Nadal's Mexican Open finals appearance has to be considered his biggest of the season. Before this tourney, he had yet to face anyone ranked higher than No. 25.

But in Acapulco Nadal faced both No. 12 Nicolas Almagro in the semifinals and No. 4 David Ferrer in the finals. Not to mention he won both matches decisively.

After his win on Sunday, Nadal was quoted by The Guardian as saying:

For me, I played almost perfectly. I would have never imagined playing at the level that I played today. I'm leaving happy and surprised.

When asked about the upcoming BNP Paribas Open—which uses a hard-court surface that could be tough on Nadal's knee—he said:

My knee responded well all week. My heart tells me I should continue competing, that I need to move on to the next tournament.

Indian Wells will be a big test for Nadal.
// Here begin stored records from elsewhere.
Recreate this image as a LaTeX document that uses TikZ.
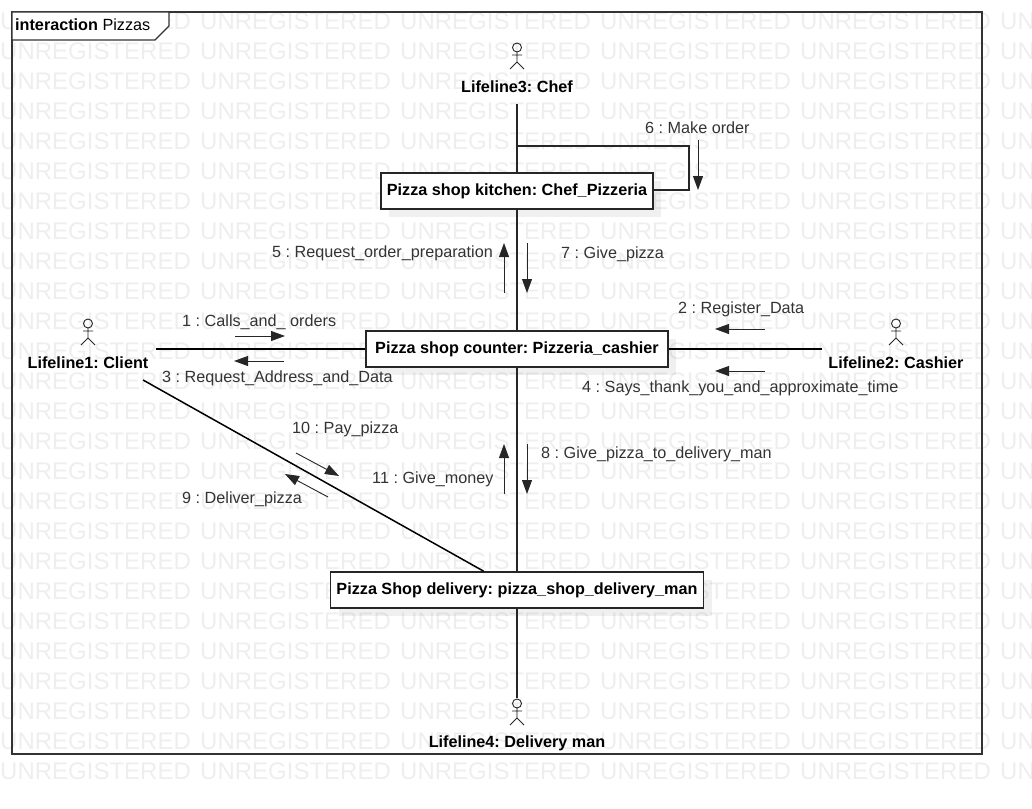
\documentclass[tikz,border=0pt]{standalone}
\usepackage{fontspec}
\setmainfont{Liberation Sans}
\usetikzlibrary{arrows.meta,shadows}
\frenchspacing

\tikzset{
	watermark/.style={text=black!6.5, font=\fontsize{24}{24}\selectfont, inner sep=0pt, anchor=west},
	framebox/.style={draw=black!80, line width=1.3pt},
	partbox/.style={draw=black!85, fill=white, line width=1.5pt, minimum height=36pt, inner sep=0pt, font=\fontsize{16.2}{16}\selectfont\bfseries,
		drop shadow={shadow xshift=8pt, shadow yshift=-8pt, opacity=.06, fill=black}},
	lifeline/.style={minimum height=62pt, inner sep=0pt, outer sep=0pt},
	lifename/.style={font=\fontsize{16.2}{16}\selectfont\bfseries, inner sep=0pt},
	figure/.style={draw=black!85, line width=.9pt},
	link/.style={draw=black!85, line width=1.4pt},
	thicklink/.style={draw=black, line width=1.5pt},
	message/.style={draw=black!85, line width=.9pt, -{Triangle[length=14pt,width=10pt]}},
	msgtext/.style={text=black!80, font=\fontsize{16.2}{16}\selectfont, inner sep=0pt, anchor=west, text height=12pt, text depth=3.5pt},
}

\begin{document}
\begin{tikzpicture}[x=1pt,y=-1pt]
	\useasboundingbox (0,0) rectangle (1032,808);
	
	% Watermark
	\begin{scope}
		\clip (0,0) rectangle (1032,808);
		\foreach \row in {0,...,25}
			\foreach \col in {0,...,5}
				\node[watermark] (mark\row-\col) at (\col*200, 21+\row*30) {UNREGISTERED};
	\end{scope}
	
	% Frame
	\draw[framebox] (12,12) rectangle (982,754);
	\draw[framebox, fill=white] (12,12) -- (169,12) -- (169,26) -- (155,40) -- (12,40) -- cycle;
	\node[msgtext, text=black] (title) at (15,26.5) {\textbf{interaction} Pizzas};
	
	% Parts
	\node[partbox, minimum width=272pt] (kitchen) at (517,191) {Pizza shop kitchen: Chef\_Pizzeria};
	\node[partbox, minimum width=302pt] (counter) at (517,349) {Pizza shop counter: Pizzeria\_cashier};
	\node[partbox, minimum width=373pt] (delivery) at (517,590) {Pizza Shop delivery: pizza\_shop\_delivery\_man};
	
	% Lifelines
	\node[lifeline, minimum width=136pt] (client) at (88,349) {};
	\node[lifeline, minimum width=148pt] (cashier) at (896,349) {};
	\node[lifeline, minimum width=120pt] (chef) at (517,73) {};
	\node[lifeline, minimum width=176pt] (courier) at (517,729) {};
	\node[lifename] (clientname) at (88,363) {Lifeline1: Client};
	\node[lifename] (cashiername) at (896,363) {Lifeline2: Cashier};
	\node[lifename] (chefname) at (517,87) {Lifeline3: Chef};
	\node[lifename] (couriername) at (517,743) {Lifeline4: Delivery man};
	\foreach \who in {client,cashier,chef,courier}
		\draw[figure, shift={(\who.north)}] (0,5.5) circle (4.5pt) (0,10) -- (0,20) (-5,13) -- (5,13) (-7,27) -- (0,20) -- (7,27);
	
	% Links
	\draw[link] (chef) -- (kitchen);
	\draw[link] (kitchen) -- (counter);
	\draw[link] (counter) -- (delivery);
	\draw[link] (delivery) -- (courier);
	\draw[thicklink] (client) -- (counter);
	\draw[thicklink] (counter) -- (cashier);
	\draw[thicklink] (client) -- (delivery);
	
	% Self link of the kitchen
	\coordinate (L0) at (517,146);
	\coordinate (L1) at (689,146);
	\coordinate (L2) at (689,190);
	\draw[link] (L0) -- (L1) -- (L2) -- (L2 -| kitchen.east);
	
	% Message arrows
	\coordinate (M1a) at (235,336);  \coordinate (M1b) at (285,336);
	\coordinate (M2a) at (765,329);  \coordinate (M2b) at (715,329);
	\coordinate (M3a) at (284,361);  \coordinate (M3b) at (234,361);
	\coordinate (M4a) at (765,371);  \coordinate (M4b) at (715,371);
	\coordinate (M5a) at (504,293);  \coordinate (M5b) at (504,243);
	\coordinate (M6a) at (698,140);  \coordinate (M6b) at (698,190);
	\coordinate (M7a) at (527,243);  \coordinate (M7b) at (527,293);
	\coordinate (M8a) at (527,444);  \coordinate (M8b) at (527,494);
	\coordinate (M9a) at (328,497);  \coordinate (M9b) at (285,474);
	\coordinate (M10a) at (296,453); \coordinate (M10b) at (339,476);
	\coordinate (M11a) at (504,494); \coordinate (M11b) at (504,444);
	\foreach \m in {1,...,11}
		\draw[message] (M\m a) -- (M\m b);
	
	% Message labels
	\node[msgtext] (text1) at (182,322.5) {1 : Calls\_and\_ orders};
	\node[msgtext] (text2) at (678,309.5) {2 : Register\_Data};
	\node[msgtext] (text3) at (162,378.5) {3 : Request\_Address\_and\_Data};
	\node[msgtext] (text4) at (582,388.5) {4 : Says\_thank\_you\_and\_approximate\_time};
	\node[msgtext] (text5) at (272,253.5) {5 : Request\_order\_preparation};
	\node[msgtext] (text6) at (645,129.5) {6 : Make order};
	\node[msgtext] (text7) at (561,254.5) {7 : Give\_pizza};
	\node[msgtext] (text8) at (541,454.5) {8 : Give\_pizza\_to\_delivery\_man};
	\node[msgtext] (text9) at (182,499.5) {9 : Deliver\_pizza};
	\node[msgtext] (text10) at (292,429.5) {10 : Pay\_pizza};
	\node[msgtext] (text11) at (372,479.5) {11 : Give\_money};
\end{tikzpicture}
\end{document}
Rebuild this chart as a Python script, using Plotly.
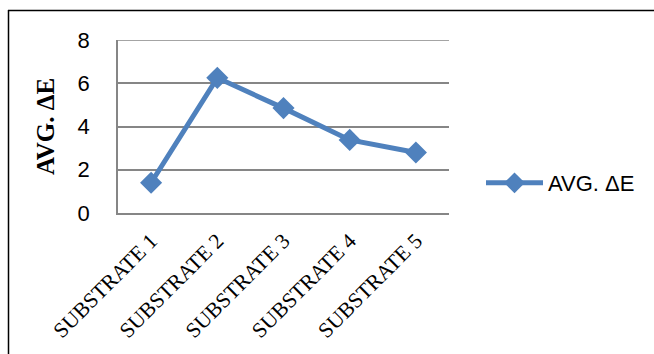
import plotly.graph_objects as go

categories = ["SUBSTRATE 1", "SUBSTRATE 2", "SUBSTRATE 3", "SUBSTRATE 4", "SUBSTRATE 5"]
avg_delta_e = [1.4, 6.25, 4.85, 3.38, 2.8]
y_ticks = [0, 2, 4, 6, 8]

W, H = 654, 354
L, R, T, B = 118, 449, 40, 213

fig = go.Figure()
fig.add_trace(go.Scatter(
    x=categories, y=avg_delta_e, mode="lines+markers", name="AVG. ΔE",
    line=dict(color="#4F81BD", width=5),
    marker=dict(symbol="diamond", size=17, color="#4F81BD"),
))

pw = R - L
ph = B - T
def px(x):
    return (x - L) / pw
def py(y):
    return (B - y) / ph

fig.update_layout(
    width=W, height=H,
    margin=dict(l=L, r=W - R, t=T, b=H - B, autoexpand=False),
    paper_bgcolor="white", plot_bgcolor="white",
    showlegend=True,
    legend=dict(x=px(481), y=py(183), xanchor="left", yanchor="middle", itemwidth=57,
                font=dict(family="Liberation Sans, Arial, sans-serif", size=22, color="black"),
                bgcolor="rgba(0,0,0,0)"),
    xaxis=dict(
        type="category", range=[-0.5, 4.5],
        showgrid=False, showline=True, linecolor="#868686", linewidth=1.5,
        ticks="", tickangle=-45, ticklabelstandoff=5,
        tickfont=dict(family="Liberation Serif, Times New Roman, serif", size=21.5, color="black"),
    ),
    yaxis=dict(
        range=[0, 8], tickvals=y_ticks, ticktext=[str(v) for v in y_ticks],
        showgrid=True, gridcolor="#868686", gridwidth=1.5,
        showline=True, linecolor="#868686", linewidth=1.5,
        zeroline=False, ticks="", ticklabelstandoff=22,
        tickfont=dict(family="Liberation Sans, Arial, sans-serif", size=22, color="black"),
        title=dict(text="<b>AVG. ΔE</b>", standoff=16,
                   font=dict(family="Liberation Serif, Times New Roman, serif", size=25, color="black")),
    ),
    shapes=[
        dict(type="line", xref="paper", yref="y", x0=0, x1=1, y0=y_ticks[-1], y1=y_ticks[-1],
             line=dict(color="#868686", width=1.5), layer="below"),
        dict(type="line", xref="paper", yref="paper", x0=px(8), x1=px(W + 5), y0=py(10.5), y1=py(10.5),
             line=dict(color="black", width=1.5)),
        dict(type="line", xref="paper", yref="paper", x0=px(8.5), x1=px(8.5), y0=py(10), y1=py(H + 5),
             line=dict(color="black", width=1.5)),
    ],
)

fig.write_html("out.html")
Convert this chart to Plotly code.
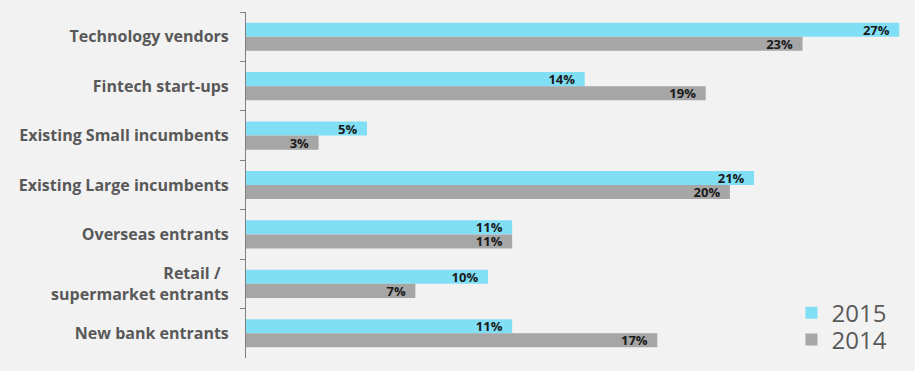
import plotly.graph_objects as go

categories = ["Technology vendors", "Fintech start-ups", "Existing Small incumbents",
              "Existing Large incumbents", "Overseas entrants", "Retail /&nbsp;&nbsp;<br>supermarket entrants",
              "New bank entrants"]
values_2015 = [27, 14, 5, 21, 11, 10, 11]
values_2014 = [23, 19, 3, 20, 11, 7, 17]
series_names = ["2015", "2014"]

fig = go.Figure()
for name, vals, color, leg in [(series_names[0], values_2015, "#80dff5", "legend"),
                               (series_names[1], values_2014, "#a6a6a6", "legend2")]:
    fig.add_trace(go.Bar(
        y=categories, x=vals, name=name, orientation="h", legend=leg,
        marker=dict(color=color, line=dict(width=0)),
        text=[f"{v}%&nbsp;&nbsp;" for v in vals], textposition="inside", insidetextanchor="end",
        constraintext="none",
        textfont=dict(family="Open Sans", size=13, color="#1a1a1a", weight="bold"),
    ))

legend_common = dict(xref="container", yref="container", xanchor="left", yanchor="middle",
                     font=dict(family="Open Sans", size=24, color="#595959"),
                     bgcolor="rgba(0,0,0,0)", itemsizing="constant", itemwidth=30)

fig.update_layout(
    width=915, height=371,
    margin=dict(l=246, r=0, t=12, b=13, autoexpand=False),
    paper_bgcolor="#f2f2f2", plot_bgcolor="#f2f2f2",
    barmode="group", bargap=0.43, bargroupgap=0,
    showlegend=True,
    legend=dict(x=0.865, y=0.156, **legend_common),
    legend2=dict(x=0.865, y=0.084, **legend_common),
    xaxis=dict(range=[0, 27.65], showgrid=False, zeroline=False, showticklabels=False,
               showline=False, ticks=""),
    yaxis=dict(autorange="reversed", showgrid=False, zeroline=False, automargin=False,
               showline=True, linecolor="#7f7f7f", linewidth=1,
               ticks="outside", tickson="boundaries", ticklen=5, tickcolor="#7f7f7f",
               tickfont=dict(family="Open Sans", size=16, color="#595959", weight="bold"),
               ticklabelstandoff=13),
)

fig.write_html("out.html", config={"displayModeBar": False},
               post_script="document.body.style.margin='0';document.body.style.background='#f2f2f2';document.body.style.overflow='hidden';")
Not only will it be a hard surface, but it will also feature the top 32 players in the sport.

There's virtually no chance Nadal can win that tournament without facing at least one of these players: Novak Djokovic, Roger Federer, Andy Murray (the current top three ranked players).

While the Paribas Open will represent the biggest test of Nadal's return to the sport, he shouldn't be expected to slow down.

Nadal had to overcome some good tennis players throughout the Mexican Open, and he dismantled each and every one of them.

According to him, his knee is doing well, and he didn't look like he was having any trouble throughout the tourney.

Nadal has also done well at Indian Wells in his career. He has three finals appearances there, including wins in both 2007 and 2009.

Right now, the Spaniard could be considered the most dangerous man in the tourney. The competition will be in for a rude awakening if they underestimate him.

For the time being, Nadal looks healthy and should once again be considered among the tennis elite. And until he shows any signs of slowing down, his dominance is bound to continue.